In the listing below, locate the line with "Write the D3.js code for this chart." and the line with "var yTicks = [0.00, 0.25, 0.50, 0.75, 1.00];", then output both and everything between them exactly, minus any pictures.

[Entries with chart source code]
================================

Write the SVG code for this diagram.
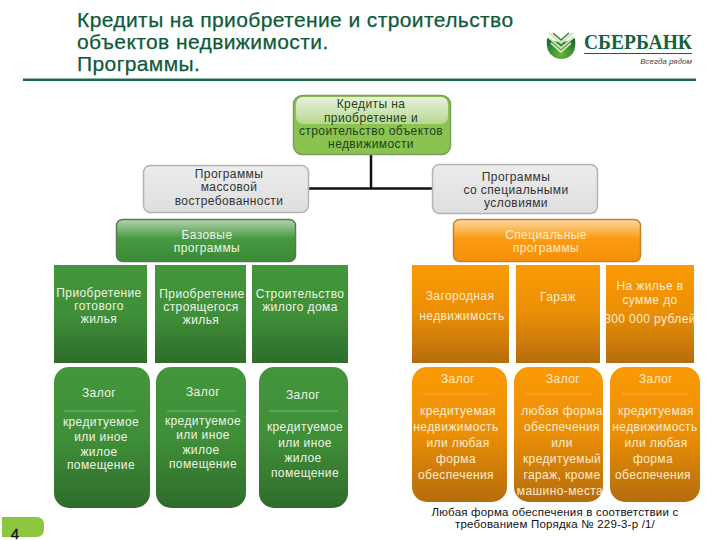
<svg xmlns="http://www.w3.org/2000/svg" width="720" height="540" viewBox="0 0 720 540">
<defs>
<linearGradient id="gg" x1="0" y1="0" x2="0" y2="1"><stop offset="0" stop-color="#43963b"/><stop offset="0.5" stop-color="#3f8f38"/><stop offset="1" stop-color="#2f6c2c"/></linearGradient>
<linearGradient id="og" x1="0" y1="0" x2="0" y2="1"><stop offset="0" stop-color="#fb9a04"/><stop offset="0.5" stop-color="#e98e06"/><stop offset="1" stop-color="#b56d0c"/></linearGradient>
<linearGradient id="gb" x1="0" y1="0" x2="0" y2="1"><stop offset="0" stop-color="#b5d3ad"/><stop offset="0.45" stop-color="#479a40"/><stop offset="1" stop-color="#3b8a36"/></linearGradient>
<linearGradient id="ob" x1="0" y1="0" x2="0" y2="1"><stop offset="0" stop-color="#fcd9a0"/><stop offset="0.45" stop-color="#fb9c14"/><stop offset="1" stop-color="#f58f06"/></linearGradient>
<linearGradient id="gloss" x1="0" y1="0" x2="0" y2="1"><stop offset="0" stop-color="#e8f1dc"/><stop offset="1" stop-color="#b7d78f"/></linearGradient>
<linearGradient id="gr" x1="0" y1="0" x2="0" y2="1"><stop offset="0" stop-color="#ececec"/><stop offset="1" stop-color="#dedede"/></linearGradient>
<radialGradient id="lg" cx="0.5" cy="0.8" r="0.75"><stop offset="0" stop-color="#66b62f"/><stop offset="1" stop-color="#17702f"/></radialGradient>
</defs>
<style>
text{font-family:"Liberation Sans",Arial,sans-serif;text-anchor:middle}
.h{font-size:21px;letter-spacing:.4px;fill:#0e5a3a;text-anchor:start;stroke:#0e5a3a;stroke-width:.25px}
.d{font-size:12px;letter-spacing:.4px;fill:#333}
.r{font-size:12px;letter-spacing:.4px;fill:#1c4420}
.w{font-size:12px;letter-spacing:.4px;fill:#eef3e8}
.o{font-size:12px;letter-spacing:.4px;fill:#fdeccf}
.k{font-size:11.500px;letter-spacing:.2px;fill:#111}
.sep{stroke:#7fb878;stroke-width:1}
.sepo{stroke:#f3b14e;stroke-width:1}
</style>
<g id="header">
<text class="h" x="77" y="27">Кредиты на приобретение и строительство</text>
<text class="h" x="77" y="49">объектов недвижимости.</text>
<text class="h" x="77" y="71">Программы.</text>
<rect x="23" y="78.500" width="673" height="2.500" fill="#1f6b45"/>
</g>
<g id="logo">
<path d="M547 38 Q560 46 575 38 Q577 52 569 57 Q561 61 554 57 Q545 52 547 38Z" fill="url(#lg)"/>
<path d="M549 33 L561 43 L573 33 M548 37 L561 48 L574 37 M551 43 L561 52 L571 43" fill="none" stroke="#cfe5b8" stroke-width="1.800"/>
<path d="M553 33 L561 40 L569 33" fill="none" stroke="#2c8a3a" stroke-width="1.600"/>
<text x="584" y="49" style="font-family:'Liberation Serif',serif;font-weight:bold;font-size:21px;text-anchor:start;fill:#14633c" textLength="108" lengthAdjust="spacingAndGlyphs">СБЕРБАНК</text>
<rect x="584" y="53" width="108" height="1" fill="#14633c"/>
<text x="692" y="64" style="font-size:8px;text-anchor:end;font-style:italic;fill:#444">Всегда рядом</text>
</g>
<g id="connectors" fill="none" stroke="#111" stroke-width="2.500">
<path d="M371 154V189"/>
<path d="M308 188.500H432"/>
</g>
<g id="root"><rect x="293.500" y="95.500" width="157" height="59" rx="9" fill="#8cc24f" stroke="#7c9e62" stroke-width="1.500"/><rect x="296" y="97" width="152" height="27" rx="7" fill="url(#gloss)"/>
<text class="r" x="371" y="108">Кредиты на</text><text class="r" x="371" y="122">приобретение и</text><text class="r" x="371" y="135">строительство объектов</text><text class="r" x="371" y="148">недвижимости</text></g>
<g id="mass"><rect x="143.500" y="165.500" width="165" height="47" rx="7" fill="url(#gr)" stroke="#b4b4b4" stroke-width="1.500"/>
<text class="d" x="229" y="178">Программы</text><text class="d" x="229" y="191">массовой</text><text class="d" x="229" y="205">востребованности</text></g>
<g id="special"><rect x="432.500" y="164.500" width="165" height="49" rx="7" fill="url(#gr)" stroke="#b4b4b4" stroke-width="1.500"/>
<text class="d" x="516" y="181">Программы</text><text class="d" x="516" y="194">со специальными</text><text class="d" x="516" y="207">условиями</text></g>
<g id="base"><rect x="116.500" y="219.500" width="179" height="42" rx="6" fill="url(#gb)" stroke="#56795a" stroke-width="1.500"/>
<text class="w" x="207" y="239">Базовые</text><text class="w" x="207" y="252">программы</text></g>
<g id="spec"><rect x="453.500" y="219.500" width="187" height="42" rx="6" fill="url(#ob)" stroke="#c4812a" stroke-width="1.500"/>
<text class="o" x="546" y="239">Специальные</text><text class="o" x="546" y="252">программы</text></g>

<g id="p1"><rect x="54" y="265" width="93" height="98" fill="url(#gg)"/><text class="w" x="99" y="297">Приобретение</text><text class="w" x="99" y="310">готового</text><text class="w" x="99" y="323">жилья</text></g>
<g id="p2"><rect x="155" y="265" width="91" height="98" fill="url(#gg)"/><text class="w" x="202" y="298">Приобретение</text><text class="w" x="201" y="311">строящегося</text><text class="w" x="201" y="324">жилья</text></g>
<g id="p3"><rect x="252" y="265" width="96" height="98" fill="url(#gg)"/><text class="w" x="300" y="298">Строительство</text><text class="w" x="300" y="311">жилого дома</text></g>

<g id="z1"><rect x="54" y="367" width="96" height="141" rx="15" fill="url(#gg)"/><text class="w" x="99" y="397">Залог</text><path class="sep" d="M64 411H135"/><text class="w" x="101" y="426">кредитуемое</text><text class="w" x="101" y="441">или иное</text><text class="w" x="99" y="456">жилое</text><text class="w" x="101" y="469">помещение</text></g>
<g id="z2"><rect x="156" y="367" width="90" height="141" rx="15" fill="url(#gg)"/><text class="w" x="203" y="396">Залог</text><path class="sep" d="M167 411H236"/><text class="w" x="203" y="425">кредитуемое</text><text class="w" x="203" y="439">или иное</text><text class="w" x="201" y="454">жилое</text><text class="w" x="203" y="468">помещение</text></g>
<g id="z3"><rect x="259" y="367" width="89" height="141" rx="15" fill="url(#gg)"/><text class="w" x="303" y="399">Залог</text><path class="sep" d="M269 411H338"/><text class="w" x="305" y="431">кредитуемое</text><text class="w" x="305" y="447">или иное</text><text class="w" x="303" y="462">жилое</text><text class="w" x="305" y="477">помещение</text></g>

<g id="s1"><rect x="412" y="265" width="97" height="98" fill="url(#og)"/><text class="o" x="460" y="300">Загородная</text><text class="o" x="462" y="320">недвижимость</text></g>
<g id="s2"><rect x="516" y="265" width="84" height="98" fill="url(#og)"/><text class="o" x="558" y="301">Гараж</text></g>
<g id="s3"><rect x="606" y="265" width="88" height="98" fill="url(#og)"/><text class="o" x="650" y="290">На жилье в</text><text class="o" x="650" y="304">сумме до</text><text class="o" x="650" y="323">300 000 рублей</text></g>

<g id="t1"><rect x="412" y="367" width="95" height="135" rx="15" fill="url(#og)"/><text class="o" x="458" y="383">Залог</text><path class="sepo" d="M423 394H489"/><text class="o" x="458" y="415">кредитуемая</text><text class="o" x="456" y="431">недвижимость</text><text class="o" x="458" y="447">или любая</text><text class="o" x="456" y="463">форма</text><text class="o" x="456" y="479">обеспечения</text></g>
<g id="t2"><rect x="514" y="367" width="89" height="135" rx="15" fill="url(#og)"/><text class="o" x="563" y="383">Залог</text><path class="sepo" d="M525 394H592"/><text class="o" x="562" y="415">любая форма</text><text class="o" x="562" y="431">обеспечения</text><text class="o" x="562" y="447">или</text><text class="o" x="562" y="463">кредитуемый</text><text class="o" x="562" y="479">гараж, кроме</text><text class="o" x="560" y="495">машино-места</text></g>
<g id="t3"><rect x="610" y="367" width="90" height="135" rx="15" fill="url(#og)"/><text class="o" x="656" y="383">Залог</text><path class="sepo" d="M622 394H688"/><text class="o" x="656" y="415">кредитуемая</text><text class="o" x="655" y="431">недвижимость</text><text class="o" x="656" y="447">или любая</text><text class="o" x="653" y="463">форма</text><text class="o" x="653" y="479">обеспечения</text></g>

<g id="note"><text class="k" x="555" y="516">Любая форма обеспечения в соответствии с</text><text class="k" x="555" y="528">требованием Порядка № 229-3-р /1/</text></g>
<g id="page"><path d="M2 517H36Q44 517 44 525V529Q44 537 36 537H2Z" fill="#8dc63f"/><text x="15" y="539" style="font-size:15px;fill:#111;stroke:#111;stroke-width:.3px">4</text></g>
</svg>
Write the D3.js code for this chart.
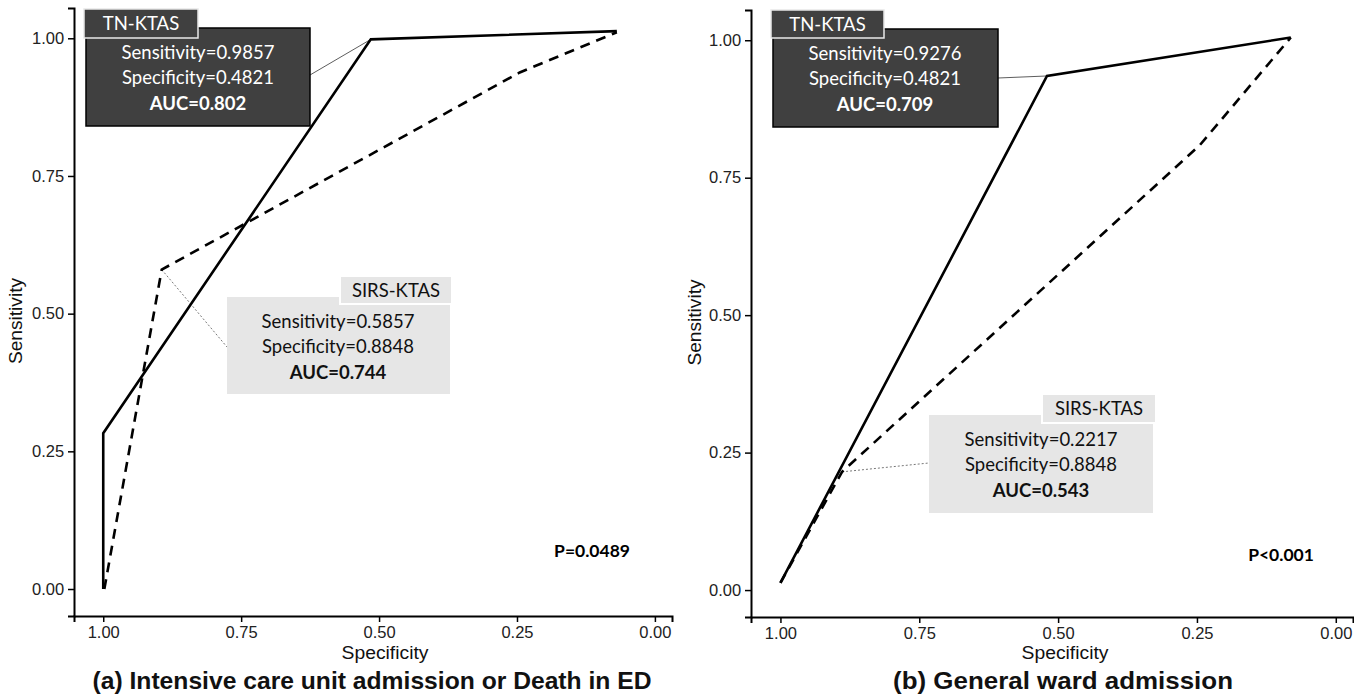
<!DOCTYPE html>
<html>
<head>
<meta charset="utf-8">
<script src="https://cdn.jsdelivr.net/npm/d3@7"></script>
<style>
  body { margin: 0; background: #fff; }
</style>
</head>
<body>
<svg id="chart" width="1354" height="697"></svg>
<script>
var xTicks = [1.00, 0.75, 0.50, 0.25, 0.00];
var yTicks = [0.00, 0.25, 0.50, 0.75, 1.00];

// (a) ICU admission or death in ED
var icuTnSpec = [1.0, 1.0, 0.515, 0.069];
var icuTnSens = [0.0, 0.283, 0.998, 1.013];
var icuSirsSpec = [0.998, 0.894, 0.245, 0.069];
var icuSirsSens = [0.0, 0.580, 0.938, 1.011];

// (b) general ward admission
var wardTnSpec = [1.0, 0.520, 0.081];
var wardTnSens = [0.013, 0.935, 1.005];
var wardSirsSpec = [1.0, 0.889, 0.245, 0.081];
var wardSirsSens = [0.013, 0.215, 0.809, 1.005];

var icuTnLabel = ["Sensitivity=0.9857", "Specificity=0.4821", "AUC=0.802"];
var icuSirsLabel = ["Sensitivity=0.5857", "Specificity=0.8848", "AUC=0.744"];
var wardTnLabel = ["Sensitivity=0.9276", "Specificity=0.4821", "AUC=0.709"];
var wardSirsLabel = ["Sensitivity=0.2217", "Specificity=0.8848", "AUC=0.543"];

var svg = d3.select("#chart");

function zip(xs, ys) {
    return xs.map(function (d, i) { return { spec: d, sens: ys[i] }; });
}

// tab-style label box, pixel layout per panel
function labelBox(g, box, name, lines, dark) {
    var fill = dark ? "#404040" : "#e6e6e6";
    var txt = dark ? "#ffffff" : "#111111";

    g.append("rect")
        .attr("x", box.x).attr("y", box.y)
        .attr("width", box.w).attr("height", box.h)
        .attr("fill", fill)
        .attr("stroke", dark ? "#000" : "none")
        .attr("stroke-width", 1.5);

    g.append("rect")
        .attr("x", box.tx).attr("y", box.ty)
        .attr("width", box.tw).attr("height", box.th)
        .attr("fill", fill)
        .attr("stroke", dark ? "#e8e8e8" : "#ffffff")
        .attr("stroke-width", dark ? 1.5 : 2);

    g.append("text")
        .attr("x", box.tx + box.tw / 2)
        .attr("y", box.ty + box.th / 2 + 6.5)
        .attr("text-anchor", "middle")
        .attr("fill", txt)
        .style("font-family", "Lato, 'Open Sans', sans-serif")
        .style("font-size", "18.5px")
        .text(name);

    lines.forEach(function (l, i) {
        g.append("text")
            .attr("x", box.cx)
            .attr("y", box.ly + i * 25.5)
            .attr("text-anchor", "middle")
            .attr("fill", txt)
            .attr("font-weight", i == 2 ? "bold" : "normal")
            .style("font-family", "Lato, 'Open Sans', sans-serif")
            .style("font-size", "18.5px")
            .text(l);
    });
}

function drawPanel(p) {
    var x = d3.scaleLinear().domain([1.053, -0.031]).range([p.left, p.right]);
    var y = d3.scaleLinear().domain([-0.049, 1.055]).range([p.bottom, p.top]);

    var g = svg.append("g");

    var xAxis = g.append("g")
        .attr("transform", "translate(0," + p.bottom + ")")
        .call(d3.axisBottom(x).tickValues(xTicks).tickFormat(d3.format(".2f")).tickSizeOuter(0).tickSize(6));
    var yAxis = g.append("g")
        .attr("transform", "translate(" + p.left + ",0)")
        .call(d3.axisLeft(y).tickValues(yTicks).tickFormat(d3.format(".2f")).tickSizeOuter(0).tickSize(6));

    [xAxis, yAxis].forEach(function (a) {
        a.select(".domain").attr("stroke", "#000").attr("stroke-width", 2);
        a.selectAll(".tick line").attr("stroke", "#000").attr("stroke-width", 1.5);
        a.selectAll(".tick text")
            .attr("fill", "#222")
            .style("font-family", "'Liberation Sans', Arial, sans-serif")
            .style("font-size", "16.5px");
    });
    xAxis.selectAll(".tick text").attr("dy", "0.8em");
    yAxis.selectAll(".tick text").attr("dx", "-0.05em");

    var line = d3.line()
        .x(function (d) { return x(d.spec); })
        .y(function (d) { return y(d.sens); });

    var tn = zip(p.tnSpec, p.tnSens);
    var sirs = zip(p.sirsSpec, p.sirsSens);

    // connectors to the cut-off points
    var tnPt = tn[p.tnIdx], sirsPt = sirs[p.sirsIdx];
    g.append("line")
        .attr("x1", p.tnFrom[0]).attr("y1", p.tnFrom[1])
        .attr("x2", x(tnPt.spec)).attr("y2", y(tnPt.sens))
        .attr("stroke", "#333").attr("stroke-width", 0.8);
    g.append("line")
        .attr("x1", x(sirsPt.spec)).attr("y1", y(sirsPt.sens))
        .attr("x2", p.sirsTo[0]).attr("y2", p.sirsTo[1])
        .attr("stroke", "#555").attr("stroke-width", 0.8)
        .attr("stroke-dasharray", "2,2");

    g.append("path")
        .datum(sirs)
        .attr("fill", "none")
        .attr("stroke", "#000")
        .attr("stroke-width", 2.6)
        .attr("stroke-dasharray", "10,7")
        .attr("d", line);

    g.append("path")
        .datum(tn)
        .attr("fill", "none")
        .attr("stroke", "#000")
        .attr("stroke-width", 2.6)
        .attr("stroke-linejoin", "miter")
        .attr("d", line);

    labelBox(g, p.tnBox, "TN-KTAS", p.tnLabel, true);
    labelBox(g, p.sirsBox, "SIRS-KTAS", p.sirsLabel, false);

    g.append("text")
        .attr("x", p.pPos[0]).attr("y", p.pPos[1])
        .attr("text-anchor", "middle")
        .attr("font-weight", "bold")
        .style("font-family", "Lato, 'Open Sans', sans-serif")
        .style("font-size", "17.5px")
        .text(p.pText);

    g.append("text")
        .attr("transform", "translate(" + p.ylabX + "," + ((p.top + p.bottom) / 2 + 9) + ") rotate(-90)")
        .attr("text-anchor", "middle")
        .attr("fill", "#111")
        .attr("textLength", 86)
        .attr("lengthAdjust", "spacingAndGlyphs")
        .style("font-family", "'Liberation Sans', Arial, sans-serif")
        .style("font-size", "18px")
        .text("Sensitivity");

    g.append("text")
        .attr("x", p.xlabX).attr("y", 659)
        .attr("text-anchor", "middle")
        .attr("fill", "#111")
        .attr("textLength", 87)
        .attr("lengthAdjust", "spacingAndGlyphs")
        .style("font-family", "'Liberation Sans', Arial, sans-serif")
        .style("font-size", "18px")
        .text("Specificity");

    g.append("text")
        .attr("x", p.titleX).attr("y", 689)
        .attr("text-anchor", "middle")
        .attr("font-weight", "bold")
        .attr("fill", "#111")
        .attr("textLength", p.titleW)
        .attr("lengthAdjust", "spacingAndGlyphs")
        .style("font-family", "'Liberation Sans', Arial, sans-serif")
        .style("font-size", "24px")
        .text(p.title);
}

drawPanel({
    left: 74, right: 672, top: 8, bottom: 616,
    tnSpec: icuTnSpec, tnSens: icuTnSens, sirsSpec: icuSirsSpec, sirsSens: icuSirsSens,
    tnIdx: 2, sirsIdx: 1,
    tnLabel: icuTnLabel, sirsLabel: icuSirsLabel,
    tnBox: { x: 86, y: 28, w: 224, h: 98, tx: 84, ty: 9, tw: 114, th: 29, cx: 198, ly: 58.5 },
    sirsBox: { x: 227, y: 297, w: 223, h: 97, tx: 340, ty: 276, tw: 112, th: 28, cx: 338, ly: 327.5 },
    tnFrom: [310, 75], sirsTo: [227, 347],
    pText: "P=0.0489", pPos: [592, 557],
    ylabX: 22, xlabX: 385, titleX: 372, titleW: 559,
    title: "(a) Intensive care unit admission or Death in ED"
});

drawPanel({
    left: 751, right: 1353, top: 10, bottom: 617,
    tnSpec: wardTnSpec, tnSens: wardTnSens, sirsSpec: wardSirsSpec, sirsSens: wardSirsSens,
    tnIdx: 1, sirsIdx: 1,
    tnLabel: wardTnLabel, sirsLabel: wardSirsLabel,
    tnBox: { x: 773, y: 29, w: 225, h: 98, tx: 771, ty: 10, tw: 113, th: 28, cx: 885, ly: 59.5 },
    sirsBox: { x: 929, y: 415, w: 224, h: 98, tx: 1042, ty: 394, tw: 114, th: 29, cx: 1041, ly: 445.5 },
    tnFrom: [998, 78], sirsTo: [929, 463],
    pText: "P<0.001", pPos: [1281, 561],
    ylabX: 701, xlabX: 1065, titleX: 1063, titleW: 340,
    title: "(b) General ward admission"
});
</script>
</body>
</html>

================================

EXERCISE RESULT —
Write the D3.js code for this chart.
<!DOCTYPE html>
<html>
<head>
<meta charset="utf-8">
<script src="https://cdn.jsdelivr.net/npm/d3@7"></script>
<style>
  body { margin: 0; background: #fff; }
</style>
</head>
<body>
<svg id="chart" width="1354" height="697"></svg>
<script>
var xTicks = [1.00, 0.75, 0.50, 0.25, 0.00];
var yTicks = [0.00, 0.25, 0.50, 0.75, 1.00];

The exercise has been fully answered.